- WHAT TO WORK ON -
Without the pictures, print the lines running from the beginning of the material to the line containing "const seasonBounds = [[3,16],[16,30],[30,43],[43,56],[56,65.5]];", both ends included.
━━━
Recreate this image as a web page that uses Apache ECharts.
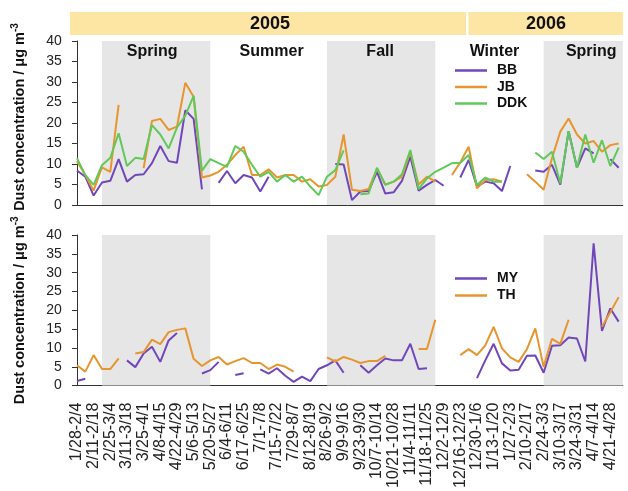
<!DOCTYPE html>
<html><head><meta charset="utf-8">
<script src="https://cdn.jsdelivr.net/npm/echarts@6/dist/echarts.min.js"></script>
<style>html,body{margin:0;padding:0;background:#fff}#c{width:628px;height:491px}</style>
</head><body><div id="c"></div>
<script>
// Labeled weeks (every other weekly sample carries a label)
const weekLabels = ['1/28-2/4','2/11-2/18','2/25-3/4','3/11-3/18','3/25-4/1','4/8-4/15','4/22-4/29','5/6-5/13','5/20-5/27','6/4-6/11','6/17-6/25','7/1-7/8','7/15-7/22','7/29-8/7','8/12-8/19','8/26-9/2','9/9-9/16','9/23-9/30','10/7-10/14','10/21-10/28','11/4-11/11','11/18-11/25','12/2-12/9','12/16-12/23','12/30-1/6','1/13-1/20','1/27-2/3','2/10-2/17','2/24-3/3','3/10-3/17','3/24-3/31','4/7-4/14','4/21-4/28'];
const categories = [];
weekLabels.forEach(l => { categories.push(l); categories.push(''); });

const yTicks = [0,5,10,15,20,25,30,35,40];
const years = ['2005','2006'];
const seasons = ['Spring','Summer','Fall','Winter','Spring'];
// season boundaries in week index
const seasonBounds = [[3,16],[16,30],[30,43],[43,56],[56,65.5]];

const BB = [8.4,6.9,2.3,5.5,5.9,11.2,5.7,7.3,7.5,10.2,14.4,10.7,10.3,23.1,21,3.8,null,5.4,8.3,5.3,7.3,6.7,3.3,6.9,null,null,null,null,null,null,null,10,9.9,1.2,3.3,3.4,8.1,2.8,3.1,5.9,11.8,3.5,4.9,6.1,4.7,null,6.7,11,4.5,5.7,5.3,3.4,9.5,null,null,8.4,8.1,9.8,5,18,9.1,13.8,12.6,null,11.2,9.1];
const JB = [10.7,7.3,3.5,9.2,8.1,24.4,null,null,9,20.5,21,18.3,19.1,29.8,26.4,6.7,7.2,8.1,9.8,12.2,14.2,7.3,7.3,8.7,6.7,7.3,7.3,5.7,6.3,4.5,4.9,6.9,17.2,3.7,3.4,3.9,8.9,5,5.7,6.9,13,5,6.9,5.7,null,7.3,10.4,14.2,4.1,6.1,6.3,5.7,null,null,7.5,5.7,3.7,11.4,17.9,21.1,17.2,15,15.6,13,14.6,15];
const DDK = [11.4,7.3,4.9,9.7,11.5,17.5,9.5,11.5,11.2,19.5,17.2,13.8,18.9,21.8,26.6,8.4,11.2,10.2,9.3,14.4,13,9.8,6.9,8.1,5.7,7.3,5.7,6.9,4.5,2.4,6.9,8.5,13.3,null,2.6,2.8,9.1,4.9,5.7,7.5,13.4,3.9,6.5,8.1,9.1,10.2,10.3,12.2,4.9,6.7,5.7,5.7,null,null,null,12.8,11.2,13,5.3,18,9.1,17.2,10.3,15.8,9.5,14];
const MY = [1.2,1.8,null,null,null,null,6.7,4.9,8.5,10.3,6.3,12,14,null,null,3.2,4.1,6.3,null,2.8,3.3,null,4.3,3.2,4.6,2.6,1,2.4,1.2,4.4,5.4,6.7,3.4,null,5.4,3.4,5.4,7.2,6.7,6.7,11.1,4.4,4.6,null,null,null,null,null,2,6.7,11.1,5.9,4,4.2,7.9,8,3.4,10.6,10.7,12.8,12.5,6.4,37.8,14.5,20.5,17];
const TH = [5.4,3.7,8.1,4.4,4.4,7.2,null,8.5,8.9,12.2,11,14.2,14.8,15.2,7.1,5.2,6.7,7.6,5.6,6.5,7.3,6,6,4.4,5.6,5,3.7,null,null,null,7.5,6.4,7.6,6.9,6,6.5,6.5,7.9,null,null,null,9.7,9.7,17.5,null,null,8.1,9.7,8.1,10.7,15.6,9.9,7.5,6.3,9.7,15.2,5,12.4,11.1,17.5,null,null,null,15.6,19.5,23.5];

const PURPLE = '#7047ba', ORANGE = '#e6952f', GREEN = '#60c95a';
const FONT = '"Liberation Sans", Arial, sans-serif';

function lineSeries(name, data, color, gi) {
  return { type: 'line', name, data, xAxisIndex: gi, yAxisIndex: gi, symbol: 'none', connectNulls: false,
    lineStyle: { width: 2, color }, itemStyle: { color }, z: 3 };
}
function shadeSeries(gi, withLabels) {
  const offsets = [[-4,0],[3,0],[-1,0],[5,0],[8,0]];
  return { type: 'line', data: [], xAxisIndex: gi + 2, yAxisIndex: gi, silent: true, z: 1,
    markArea: { silent: true, data: seasonBounds.map((b, k) => [
      { xAxis: b[0], itemStyle: { color: (k % 2 === 0) ? '#e6e6e6' : 'rgba(0,0,0,0)' },
        label: { show: withLabels, position: 'insideTop', distance: 3, offset: offsets[k], formatter: seasons[k],
          fontSize: 16, fontWeight: 'bold', color: '#111', fontFamily: FONT } },
      { xAxis: b[1] }]) } };
}
function yAxis(gi, pad) {
  return { type: 'value', gridIndex: gi, min: yTicks[0], max: yTicks[yTicks.length-1], interval: 5, offset: 3,
    axisLine: { show: true, lineStyle: { color: '#333' } },
    axisTick: { show: true, length: 5, lineStyle: { color: '#333' } },
    axisLabel: { fontSize: 14, color: '#222', margin: 8, fontFamily: FONT },
    splitLine: { show: false },
    name: '{a|Dust concentration / μg m}{b|-3}', nameLocation: 'middle', nameGap: 40,
    nameTextStyle: { padding: pad, rich: { a: { fontSize: 14.5, fontWeight: 'bold', color: '#111', fontFamily: FONT, lineHeight: 20 },
      b: { fontSize: 10, fontWeight: 'bold', color: '#111', fontFamily: FONT, verticalAlign: 'top', lineHeight: 20 } } } };
}
function xCat(gi, labels) {
  return { type: 'category', gridIndex: gi, data: categories, boundaryGap: true,
    axisLine: { lineStyle: { color: '#333' } },
    axisTick: { interval: 0, alignWithLabel: true, length: 4, lineStyle: { color: '#333' } },
    axisLabel: { show: labels, interval: 0, rotate: 90, fontSize: 16, color: '#222', margin: 17, fontFamily: FONT } };
}
const legendText = { fontSize: 14, fontWeight: 'bold', color: '#111', padding: [0,0,0,5], lineHeight: 15 };
const chart = echarts.init(document.getElementById('c'), null, { renderer: 'canvas' });
chart.setOption({
  animation: false,
  textStyle: { fontFamily: FONT },
  grid: [{ left: 72.8, right: 5.2, top: 41, height: 164 }, { left: 72.8, right: 5.2, top: 235, height: 164 }],
  xAxis: [xCat(0, false), xCat(1, true),
    { type: 'value', gridIndex: 0, min: -0.5, max: 65.5, show: false },
    { type: 'value', gridIndex: 1, min: -0.5, max: 65.5, show: false }],
  yAxis: [yAxis(0, [0,0,0,12]), yAxis(1, [0,0,0,0])],
  legend: [
    { data: ['BB','JB','DDK'], orient: 'vertical', left: 450, top: 58, icon: 'rect', itemWidth: 32, itemHeight: 2.5, itemGap: 1.5,
      textStyle: legendText },
    { data: ['MY','TH'], orient: 'vertical', left: 450, top: 266, icon: 'rect', itemWidth: 32, itemHeight: 2.5, itemGap: 2,
      textStyle: legendText }],
  graphic: [
    { type: 'rect', shape: { x: 70, y: 12, width: 396, height: 23 }, style: { fill: '#fde6a4' }, silent: true, z: 0 },
    { type: 'rect', shape: { x: 468.5, y: 12, width: 154.5, height: 23 }, style: { fill: '#fde6a4' }, silent: true, z: 0 },
    { type: 'text', x: 270, y: 24, style: { text: years[0], font: 'bold 18px ' + FONT, fill: '#111', textAlign: 'center', textVerticalAlign: 'middle' }, z: 1 },
    { type: 'text', x: 546, y: 24, style: { text: years[1], font: 'bold 18px ' + FONT, fill: '#111', textAlign: 'center', textVerticalAlign: 'middle' }, z: 1 }
  ],
  series: [
    shadeSeries(0, true), shadeSeries(1, false),
    lineSeries('BB', BB, PURPLE, 0), lineSeries('JB', JB, ORANGE, 0), lineSeries('DDK', DDK, GREEN, 0),
    lineSeries('MY', MY, PURPLE, 1), lineSeries('TH', TH, ORANGE, 1)
  ]
});
</script></body></html>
━━━
- SOLUTION FOR THIS PROBLEM -
Recreate this image as a web page that uses Apache ECharts.
<!DOCTYPE html>
<html><head><meta charset="utf-8">
<script src="https://cdn.jsdelivr.net/npm/echarts@6/dist/echarts.min.js"></script>
<style>html,body{margin:0;padding:0;background:#fff}#c{width:628px;height:491px}</style>
</head><body><div id="c"></div>
<script>
// Labeled weeks (every other weekly sample carries a label)
const weekLabels = ['1/28-2/4','2/11-2/18','2/25-3/4','3/11-3/18','3/25-4/1','4/8-4/15','4/22-4/29','5/6-5/13','5/20-5/27','6/4-6/11','6/17-6/25','7/1-7/8','7/15-7/22','7/29-8/7','8/12-8/19','8/26-9/2','9/9-9/16','9/23-9/30','10/7-10/14','10/21-10/28','11/4-11/11','11/18-11/25','12/2-12/9','12/16-12/23','12/30-1/6','1/13-1/20','1/27-2/3','2/10-2/17','2/24-3/3','3/10-3/17','3/24-3/31','4/7-4/14','4/21-4/28'];
const categories = [];
weekLabels.forEach(l => { categories.push(l); categories.push(''); });

const yTicks = [0,5,10,15,20,25,30,35,40];
const years = ['2005','2006'];
const seasons = ['Spring','Summer','Fall','Winter','Spring'];
// season boundaries in week index
const seasonBounds = [[3,16],[16,30],[30,43],[43,56],[56,65.5]];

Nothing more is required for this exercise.